This week’s readings are all about restoration after being pulled backwards through that briar bush.
Job in the OT reading is happy and rich again and has lots of sheep and children.
To add to the sense of drama, the storyteller just has to point out that even Job’s three beautiful daughters receive a portion of his wealth.
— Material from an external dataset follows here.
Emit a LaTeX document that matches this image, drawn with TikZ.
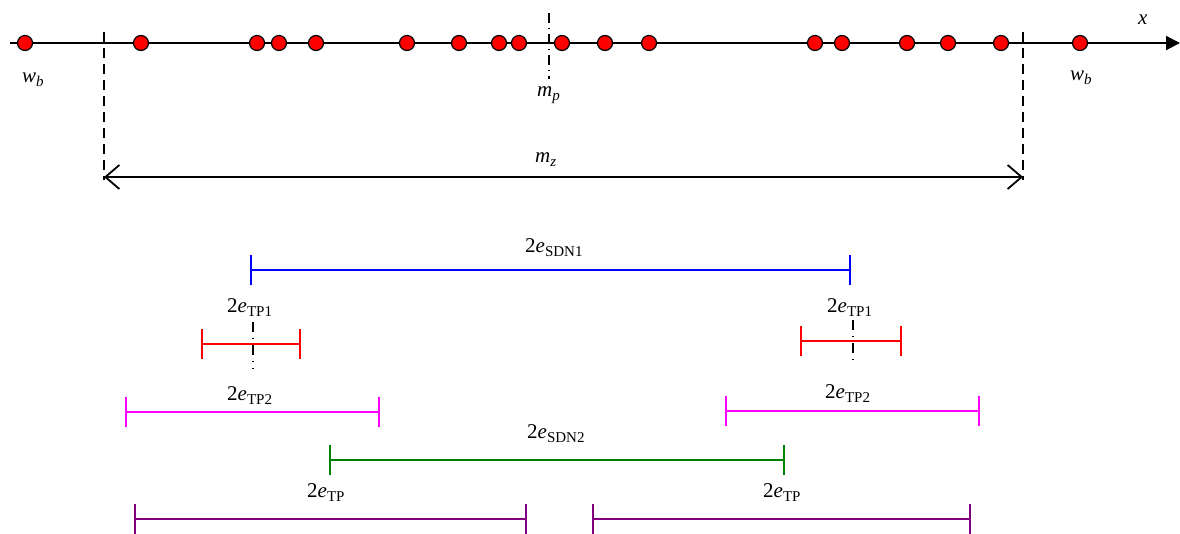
\documentclass[tikz,border=0pt]{standalone}
\usepackage{fontspec}
\setmainfont{Liberation Serif}
\usetikzlibrary{arrows.meta}
\definecolor{mgreen}{RGB}{0,128,0}
\definecolor{mpurple}{RGB}{128,0,128}
\definecolor{mmagenta}{RGB}{255,0,255}
\definecolor{mred}{RGB}{255,0,0}
\definecolor{mblue}{RGB}{0,0,255}
\newcommand{\lowsub}[1]{\raisebox{-4.5pt}{\fontsize{15}{15}\selectfont #1}}
\newcommand{\lab}[1]{2\textit{e}\lowsub{#1}}
\tikzset{
  dot/.style={circle,draw=black,fill=mred,line width=1.2pt,minimum size=15pt,inner sep=0pt},
  lbl/.style={font=\fontsize{21}{22}\selectfont,inner sep=0pt,anchor=base west},
  vdash/.style={draw=black,line width=1.2pt,dash pattern=on 10pt off 6pt},
  dashdot/.style={draw=black,line width=1.2pt,dash pattern=on 10pt off 6pt on 1pt off 6pt},
  interval/.style={line width=1.6pt,{Bar[width=30pt,line width=1.6pt]}-{Bar[width=30pt,line width=1.6pt]}},
}
\begin{document}
\begin{tikzpicture}[x=1pt,y=-1pt]
\useasboundingbox (0,0) rectangle (1180,533);
% axis
\coordinate (ax0) at (10,43);
\coordinate (ax1) at (1180,43);
\draw[line width=2pt,-{Triangle[length=14pt,width=14pt]}] (ax0) -- (ax1);
\node[lbl] (xl) at (1138,24) {\textit{x}};
% dashed verticals
\coordinate (dl0) at (104,32); \coordinate (dl1) at (104,180);
\coordinate (dr0) at (1023,32); \coordinate (dr1) at (1023,180);
\draw[vdash] (dl0) -- (dl1);
\draw[vdash] (dr0) -- (dr1);
\coordinate (mp0) at (549,13); \coordinate (mp1) at (549,79);
\draw[draw=black,line width=1.2pt,dash pattern=on 10pt off 5pt on 1pt off 5pt] (mp0) -- (mp1);
% dots
\foreach \i/\x in {1/25,2/141,3/257,4/279,5/316,6/407,7/459,8/499,9/519,10/562,11/605,12/649,13/815,14/842,15/907,16/948,17/1001,18/1080}{
  \node[dot] (d\i) at (\x,43) {};
}
\node[lbl] (wb1) at (22,82) {\textit{w}\lowsub{\textit{b}}};
\node[lbl] (wb2) at (1070,80) {\textit{w}\lowsub{\textit{b}}};
\node[lbl] (mp) at (537,96) {\textit{m}\lowsub{\textit{p}}};
% m_z
\coordinate (mz0) at (104,177); \coordinate (mz1) at (1023,177);
\draw[line width=1.8pt,{Straight Barb[length=14pt,width=24pt,line width=1.8pt]}-{Straight Barb[length=14pt,width=24pt,line width=1.8pt]}] (mz0) -- (mz1);
\node[lbl] (mz) at (535,162) {\textit{m}\lowsub{\textit{z}}};
% SDN1
\coordinate (s10) at (250,270); \coordinate (s11) at (851,270);
\draw[interval,mblue] (s10) -- (s11);
\node[lbl] (ls1) at (525,252) {\lab{SDN1}};
% TP1
\node[lbl] (lt1a) at (227,312) {\lab{TP1}};
\node[lbl] (lt1b) at (827,312) {\lab{TP1}};
\coordinate (r10) at (201,344); \coordinate (r11) at (301,344);
\coordinate (r20) at (800,341); \coordinate (r21) at (902,341);
\coordinate (c1a) at (253,322); \coordinate (c1b) at (253,369);
\coordinate (c2a) at (853,320); \coordinate (c2b) at (853,366);
\draw[dashdot] (c1a) -- (c1b);
\draw[dashdot] (c2a) -- (c2b);
\draw[interval,mred] (r10) -- (r11);
\draw[interval,mred] (r20) -- (r21);
% TP2
\node[lbl] (lt2a) at (227,400) {\lab{TP2}};
\node[lbl] (lt2b) at (825,398) {\lab{TP2}};
\coordinate (m10) at (125,412); \coordinate (m11) at (380,412);
\coordinate (m20) at (725,411); \coordinate (m21) at (980,411);
\draw[interval,mmagenta] (m10) -- (m11);
\draw[interval,mmagenta] (m20) -- (m21);
% SDN2
\node[lbl] (ls2) at (527,438) {\lab{SDN2}};
\coordinate (g0) at (329,460); \coordinate (g1) at (785,460);
\draw[interval,mgreen] (g0) -- (g1);
% TP
\node[lbl] (ltpa) at (307,497) {\lab{TP}};
\node[lbl] (ltpb) at (763,497) {\lab{TP}};
\coordinate (p10) at (134,519); \coordinate (p11) at (527,519);
\coordinate (p20) at (592,519); \coordinate (p21) at (971,519);
\draw[interval,mpurple] (p10) -- (p11);
\draw[interval,mpurple] (p20) -- (p21);
\end{tikzpicture}
\end{document}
Revolutionary!
The psalms — 34 and 126 this week — sum it up well:
God redeems the life of his servants; none of those who take refuge in God will be condemned. (Ps 126:22)
Or even more positively:
O taste and see that God is good; happy are those who take refuge there.
The last time we sang Psalm 34 we used a simple locally-composed refrain using the ‘Taste and see’ theme.
And as for 126 I must ignore a long-term hankering to sing the melifluous setting by T L di Victoria, Nisi Dominus: Psalmo di víspera no 9. But we recall with pleasure that our men (looking strong and serious and trying to sound like authentic Volga boatmen of deep resonant Russian male voice tradition — Rachmaninoff assumed the third bassi profundi could belt out a low B flat, eg in the All night vigil) rolled out this Orthodox-style setting:
When God restored the fortunes of Zion / then were we like those who dream (v. 1)
Look at that music again. Every time I try to upload this little gem from somewhere in the cloud (read ‘my well-organised Psalms library on Dropbox’), it somehow appears outside in and front to back. What is it with these devices?
This reminds me that when I was learning the flute and playing trios and quartets over again, after a while we would start hearing what came next instead of reading — a pitfall for those who improvise and play by ear. So we would then turn the music upside-down and play on. I assure you, the harmonic progressions are then anything but predictable. Makes you read the dots.
Anyway, I truly believe there is a subliminal message there. When I, far from home on the road in the northern hemishphere (currently Berlin), upload an arrangement lovingly crafted in the southern hemisphere, Coriolis spits the dummy, things spin backwards, LP records flush the other way, and that’s what you get.
Maybe it’s a reminder that the first shall be last, the proud shall be brought low, divine ways are higher than ours, Job finally gets the nod.
No end of techo whizzery can adjust these matters. As Ben Meyers says in a recent post:
Forget greatness. Didn’t Jesus? Redefine power as vulnerability. Didn’t Jesus? Reject the ways of manipulation, coercion, certainly violence, and the speed that is often the fuel of violence – festina lente. Didn’t Jesus?